Whether or not the towns combine, MacNamara said, Fairfield has to do something about relocating its dispatch center from the basement of police headquarters.
“We have been preparing and planning over the last several years, recognizing it is not the best location,” the chief told the Board of Finance recently. Situated next to the 100-year floodplain, MacNamara said there is a concern that insurance might not cover the equipment costs should the dispatch center flood,
While Fairfield had been looking at options for a new location, Westport was discussing combining its police and fire dispatching, for which it would need a new location. Fairfield combined its dispatching about two decades ago.
The 5,000-square-foot space provides two large rooms, one already outfitted with computers and video screens, a small office area, a locker room, and small kitchen.

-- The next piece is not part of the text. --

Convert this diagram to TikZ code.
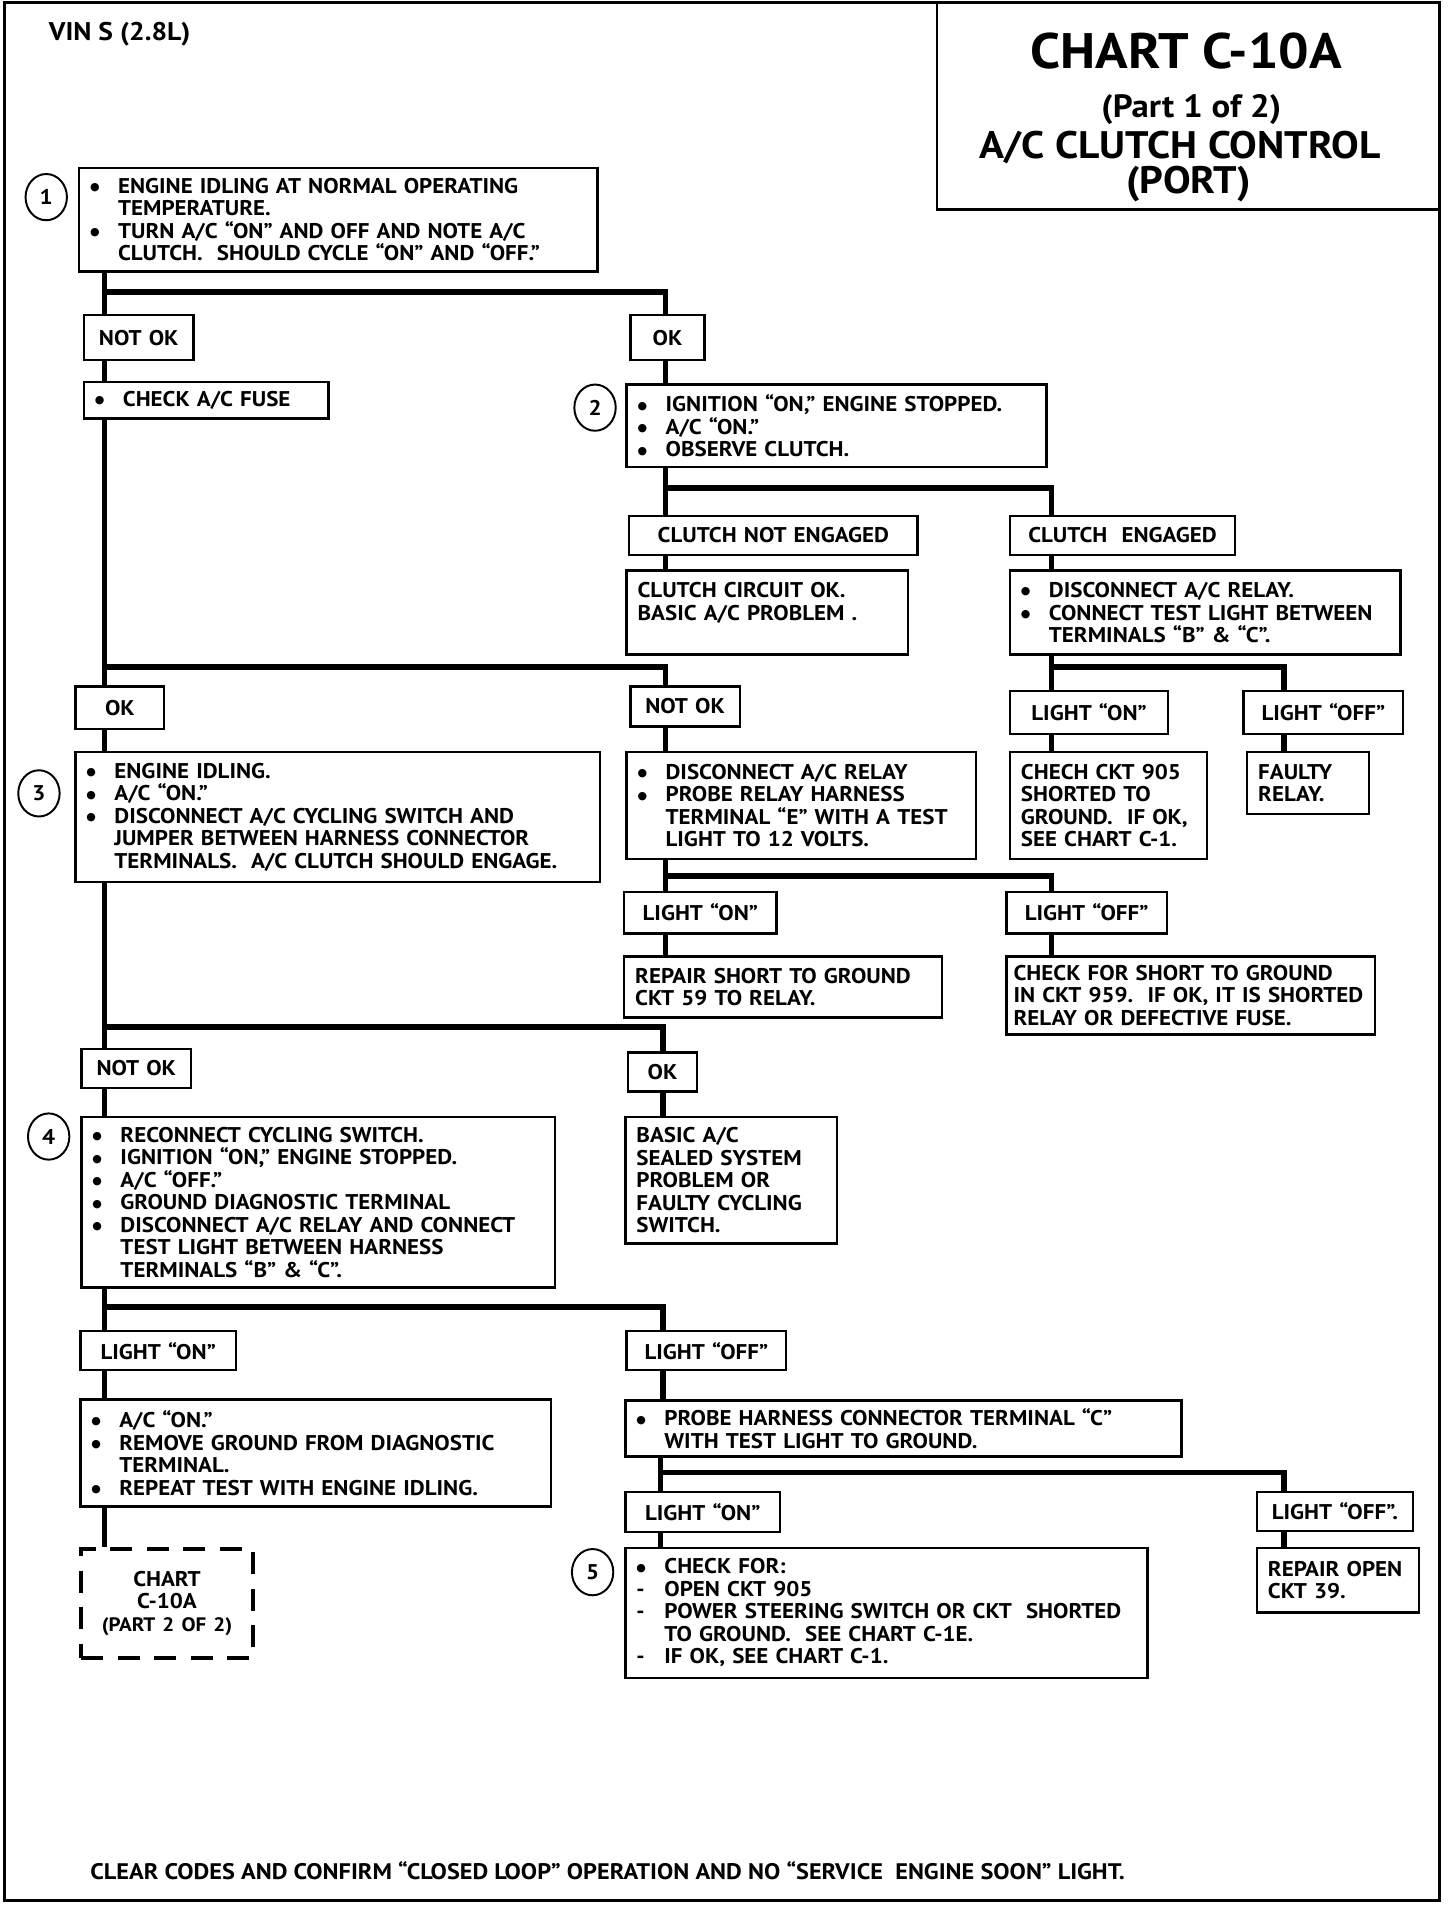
\documentclass[tikz,border=0pt]{standalone}
\usepackage{fontspec}
\setmainfont{PT Sans}[FakeStretch=1.08]
\newfontfamily\dotfont{DejaVu Sans}
\usetikzlibrary{shapes.geometric}
\newcommand{\bul}{\makebox[23pt][l]{\raisebox{2.2pt}{\dotfont\fontsize{9pt}{9pt}\selectfont ●}}}
\newcommand{\dsh}{\makebox[23pt][l]{-}}
\newcommand{\ind}{\hspace*{23pt}}
\newcommand{\boxfont}{\fontsize{17.5pt}{18.5pt}\selectfont\bfseries}
\tikzset{
  box/.style={draw, line width=2pt, fill=white, anchor=north west, align=left,
    inner xsep=9pt, inner ysep=0pt, font=\boxfont},
  lbl/.style={box, align=center},
  partbox/.style={lbl, line width=3.5pt, dash pattern=on 18pt off 12pt},
  trunk/.style={line width=4.5pt},
  num/.style={draw, ellipse, line width=1.6pt, minimum width=34pt, minimum height=38pt,
    inner sep=0pt, font=\boxfont},
  ttl/.style={inner sep=0pt, font=\bfseries\fontsize{#1}{#1}\selectfont},
}
\begin{document}
\begin{tikzpicture}[x=1pt,y=-1pt]
    \useasboundingbox (0,0) rectangle (1196,1568);
    \draw[line width=2.5pt] (4,2) rectangle (1183,1562);%外框
    \draw[line width=2pt] (770,2) rectangle (1183,172);
    \node[ttl=41pt] (t1) at (975,42) {CHART C-10A};
    \node[ttl=26.5pt] (t2) at (979,90) {(Part 1 of 2)};
    \node[ttl=31.5pt] (t3) at (970,121) {A/C CLUTCH CONTROL};
    \node[ttl=31.5pt] (t4) at (977,151) {(PORT)};
    \node[anchor=west,ttl=21pt] (vin) at (40,28) {VIN S (2.8L)};
    % 第一步
    \node[num] (c1) at (38,162) {1};
    \node[box, text width=408pt, minimum height=85pt] (s1) at (64,137) {\bul ENGINE IDLING AT NORMAL OPERATING\\ \ind TEMPERATURE.\\ \bul TURN A/C “ON” AND OFF AND NOTE A/C\\ \ind CLUTCH.\ \ SHOULD CYCLE “ON” AND “OFF.”};
    \node[lbl, text width=72pt, minimum height=37pt] (nok1) at (68,258) {NOT OK};
    \node[lbl, text width=43pt, minimum height=37pt] (ok1) at (517,258) {OK};
    \node[box, text width=183pt, minimum height=30pt] (fuse) at (68,313) {\bul CHECK A/C FUSE};
    % 第二步
    \node[num] (c2) at (489,335) {2};
    \node[box, text width=327pt, minimum height=68pt] (s2) at (514,315) {\bul IGNITION “ON,” ENGINE STOPPED.\\ \bul A/C “ON.”\\ \bul OBSERVE CLUTCH.};
    \node[lbl, text width=219pt, minimum height=32pt] (cne) at (516,423) {CLUTCH NOT ENGAGED};
    \node[lbl, text width=167pt, minimum height=32pt] (ce) at (829,423) {CLUTCH\ \ ENGAGED};
    \node[box, text width=213pt, minimum height=69pt] (cok) at (514,468) {CLUTCH CIRCUIT OK.\\ BASIC A/C PROBLEM .\\ \mbox{}};
    \node[box, text width=303pt, minimum height=69pt] (dr) at (829,468) {\bul DISCONNECT A/C RELAY.\\ \bul CONNECT TEST LIGHT BETWEEN\\ \ind TERMINALS “B” \& “C”.};
    \node[lbl, text width=112pt, minimum height=35pt] (lon1) at (829,567) {LIGHT “ON”};
    \node[lbl, text width=113pt, minimum height=35pt] (loff1) at (1021,567) {LIGHT “OFF”};
    \node[box, text width=144pt, minimum height=88pt] (chech) at (829,617) {CHECH CKT 905\\ SHORTED TO\\ GROUND.\ \ IF OK,\\ SEE CHART C-1.};
    \node[box, text width=82pt, minimum height=51pt] (faulty) at (1024,617) {FAULTY\\ RELAY.};
    % 第三步
    \node[lbl, text width=55pt, minimum height=35pt] (ok2) at (61,563) {OK};
    \node[lbl, text width=72pt, minimum height=33pt] (nok2) at (517,563) {NOT OK};
    \node[num] (c3) at (32,652) {3};
    \node[box, text width=413pt, minimum height=107pt] (s3) at (61,617) {\bul ENGINE IDLING.\\ \bul A/C “ON.”\\ \bul DISCONNECT A/C CYCLING SWITCH AND\\ \ind JUMPER BETWEEN HARNESS CONNECTOR\\ \ind TERMINALS.\ \ A/C CLUTCH SHOULD ENGAGE.};
    \node[box, text width=269pt, minimum height=88pt] (pr) at (514,617) {\bul DISCONNECT A/C RELAY\\ \bul PROBE RELAY HARNESS\\ \ind TERMINAL “E” WITH A TEST\\ \ind LIGHT TO 12 VOLTS.};
    \node[lbl, text width=107pt, minimum height=34pt] (lon2) at (512,732) {LIGHT “ON”};
    \node[lbl, text width=114pt, minimum height=34pt] (loff2) at (826,732) {LIGHT “OFF”};
    \node[box, text width=243pt, minimum height=50pt] (rs) at (512,785) {REPAIR SHORT TO GROUND\\ CKT 59 TO RELAY.};
    \node[box, inner xsep=6pt, text width=291pt, minimum height=64pt] (cfs) at (826,785) {CHECK FOR SHORT TO GROUND\\ IN CKT 959.\ \ IF OK, IT IS SHORTED\\ RELAY OR DEFECTIVE FUSE.};
    % 第四步
    \node[lbl, text width=72pt, minimum height=32pt] (nok3) at (66,861) {NOT OK};
    \node[lbl, text width=39pt, minimum height=32pt] (ok3) at (515,864) {OK};
    \node[num] (c4) at (40,934) {4};
    \node[box, text width=371pt, minimum height=140pt] (s4) at (66,917) {\bul RECONNECT CYCLING SWITCH.\\ \bul IGNITION “ON,” ENGINE STOPPED.\\ \bul A/C “OFF.”\\ \bul GROUND DIAGNOSTIC TERMINAL\\ \bul DISCONNECT A/C RELAY AND CONNECT\\ \ind TEST LIGHT BETWEEN HARNESS\\ \ind TERMINALS “B” \& “C”.};
    \node[box, text width=156pt, minimum height=104pt] (basic) at (513,917) {BASIC A/C\\ SEALED SYSTEM\\ PROBLEM OR\\ FAULTY CYCLING\\ SWITCH.};
    \node[lbl, text width=110pt, minimum height=32pt] (lon3) at (65,1093) {LIGHT “ON”};
    \node[lbl, text width=113pt, minimum height=32pt] (loff3) at (514,1093) {LIGHT “OFF”};
    \node[box, text width=369pt, minimum height=88pt] (acon) at (65,1149) {\bul A/C “ON.”\\ \bul REMOVE GROUND FROM DIAGNOSTIC\\ \ind TERMINAL.\\ \bul REPEAT TEST WITH ENGINE IDLING.};
    \node[partbox, text width=123pt, minimum height=90pt] (p2) at (65,1271) {CHART\\ C-10A\\ {\fontsize{16pt}{18.5pt}\selectfont (PART 2 OF 2)}};
    \node[box, text width=439pt, minimum height=46pt] (probe) at (513,1150) {\bul PROBE HARNESS CONNECTOR TERMINAL “C”\\ \ind WITH TEST LIGHT TO GROUND.};
    \node[lbl, text width=109pt, minimum height=33pt] (lon4) at (513,1225) {LIGHT “ON”};
    \node[lbl, text width=110pt, minimum height=32pt] (loff4) at (1032,1225) {LIGHT “OFF”.};
    % 第五步
    \node[num] (c5) at (487,1292) {5};
    \node[box, text width=411pt, minimum height=107pt] (s5) at (513,1271) {\bul CHECK FOR:\\ \dsh OPEN CKT 905\\ \dsh POWER STEERING SWITCH OR CKT\ \ SHORTED\\ \ind TO GROUND.\ \ SEE CHART C-1E.\\ \dsh IF OK, SEE CHART C-1.};
    \node[box, text width=115pt, minimum height=53pt] (ro) at (1032,1271) {REPAIR OPEN\\ CKT 39.};
    \node[anchor=west, inner sep=0pt, font=\bfseries\fontsize{18.5pt}{18.5pt}\selectfont] (foot) at (74,1537) {CLEAR CODES AND CONFIRM “CLOSED LOOP” OPERATION AND NO “SERVICE\ \ ENGINE SOON” LIGHT.};
    % 分支点
    \coordinate (j1a) at (86,240);   \coordinate (j1b) at (547,240);
    \coordinate (j2a) at (86,548);   \coordinate (j2b) at (547,548);
    \coordinate (j3a) at (547,401);  \coordinate (j3b) at (864,401);
    \coordinate (j4a) at (864,548);  \coordinate (j4b) at (1055,548);
    \coordinate (j5a) at (547,720);  \coordinate (j5b) at (864,720);
    \coordinate (j6a) at (86,844);   \coordinate (j6b) at (545,844);
    \coordinate (j7a) at (86,1074);  \coordinate (j7b) at (545,1074);
    \coordinate (j8a) at (543,1210); \coordinate (j8b) at (1055,1210);
    % 连线
    \draw[trunk] (s1.south -| j1a) -- (nok1.north -| j1a);
    \draw[trunk] (j1a) -- (j1b) -- (ok1.north -| j1b);
    \draw[trunk] (nok1.south -| j1a) -- (fuse.north -| j1a);
    \draw[trunk] (ok1.south -| j1b) -- (s2.north -| j1b);
    \draw[trunk] (fuse.south -| j2a) -- (ok2.north -| j2a);
    \draw[trunk] (j2a) -- (j2b) -- (nok2.north -| j2b);
    \draw[trunk] (s2.south -| j3a) -- (cne.north -| j3a);
    \draw[trunk] (j3a) -- (j3b) -- (ce.north -| j3b);
    \draw[trunk] (cne.south -| j3a) -- (cok.north -| j3a);
    \draw[trunk] (ce.south -| j3b) -- (dr.north -| j3b);
    \draw[trunk] (dr.south -| j4a) -- (lon1.north -| j4a);
    \draw[trunk] (j4a) -- (j4b) -- (loff1.north -| j4b);
    \draw[trunk] (lon1.south -| j4a) -- (chech.north -| j4a);
    \draw[trunk] (loff1.south -| j4b) -- (faulty.north -| j4b);
    \draw[trunk] (ok2.south -| j2a) -- (s3.north -| j2a);
    \draw[trunk] (nok2.south -| j2b) -- (pr.north -| j2b);
    \draw[trunk] (pr.south -| j5a) -- (lon2.north -| j5a);
    \draw[trunk] (j5a) -- (j5b) -- (loff2.north -| j5b);
    \draw[trunk] (lon2.south -| j5a) -- (rs.north -| j5a);
    \draw[trunk] (loff2.south -| j5b) -- (cfs.north -| j5b);
    \draw[trunk] (s3.south -| j6a) -- (nok3.north -| j6a);
    \draw[trunk] (j6a) -- (j6b) -- (ok3.north -| j6b);
    \draw[trunk] (nok3.south -| j6a) -- (s4.north -| j6a);
    \draw[trunk] (ok3.south -| j6b) -- (basic.north -| j6b);
    \draw[trunk] (s4.south -| j7a) -- (lon3.north -| j7a);
    \draw[trunk] (j7a) -- (j7b) -- (loff3.north -| j7b);
    \draw[trunk] (lon3.south -| j7a) -- (acon.north -| j7a);
    \draw[trunk] (acon.south -| j7a) -- (p2.north -| j7a);
    \draw[trunk] (loff3.south -| j7b) -- (probe.north -| j7b);
    \draw[trunk] (probe.south -| j8a) -- (lon4.north -| j8a);
    \draw[trunk] (j8a) -- (j8b) -- (loff4.north -| j8b);
    \draw[trunk] (lon4.south -| j8a) -- (s5.north -| j8a);
    \draw[trunk] (loff4.south -| j8b) -- (ro.north -| j8b);
\end{tikzpicture}
\end{document}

In a statement, Sacred Heart University said they were approached by the police departments about creating the centralized dispatch center at their West Campus. “Since we have space that was used by GE for security officers, we were happy to support this initiative and continue our close relationship with local law enforcement.”
Finance board member James Walsh was concerned the state could say no to the combined center, and instead make Fairfield join into a different dispatch center.
MacNamara doesn’t think that is likely. He said the state’s discussion of combined centers has focused on communities with lower populations.
“We have had preliminary discussions with the state,” he said. “They like the location, and the like they concept of combining, and regionalization.” If two towns like Fairfield and Westport can do that successfully, MacNamara said, it helps the state’s argument for regionalization.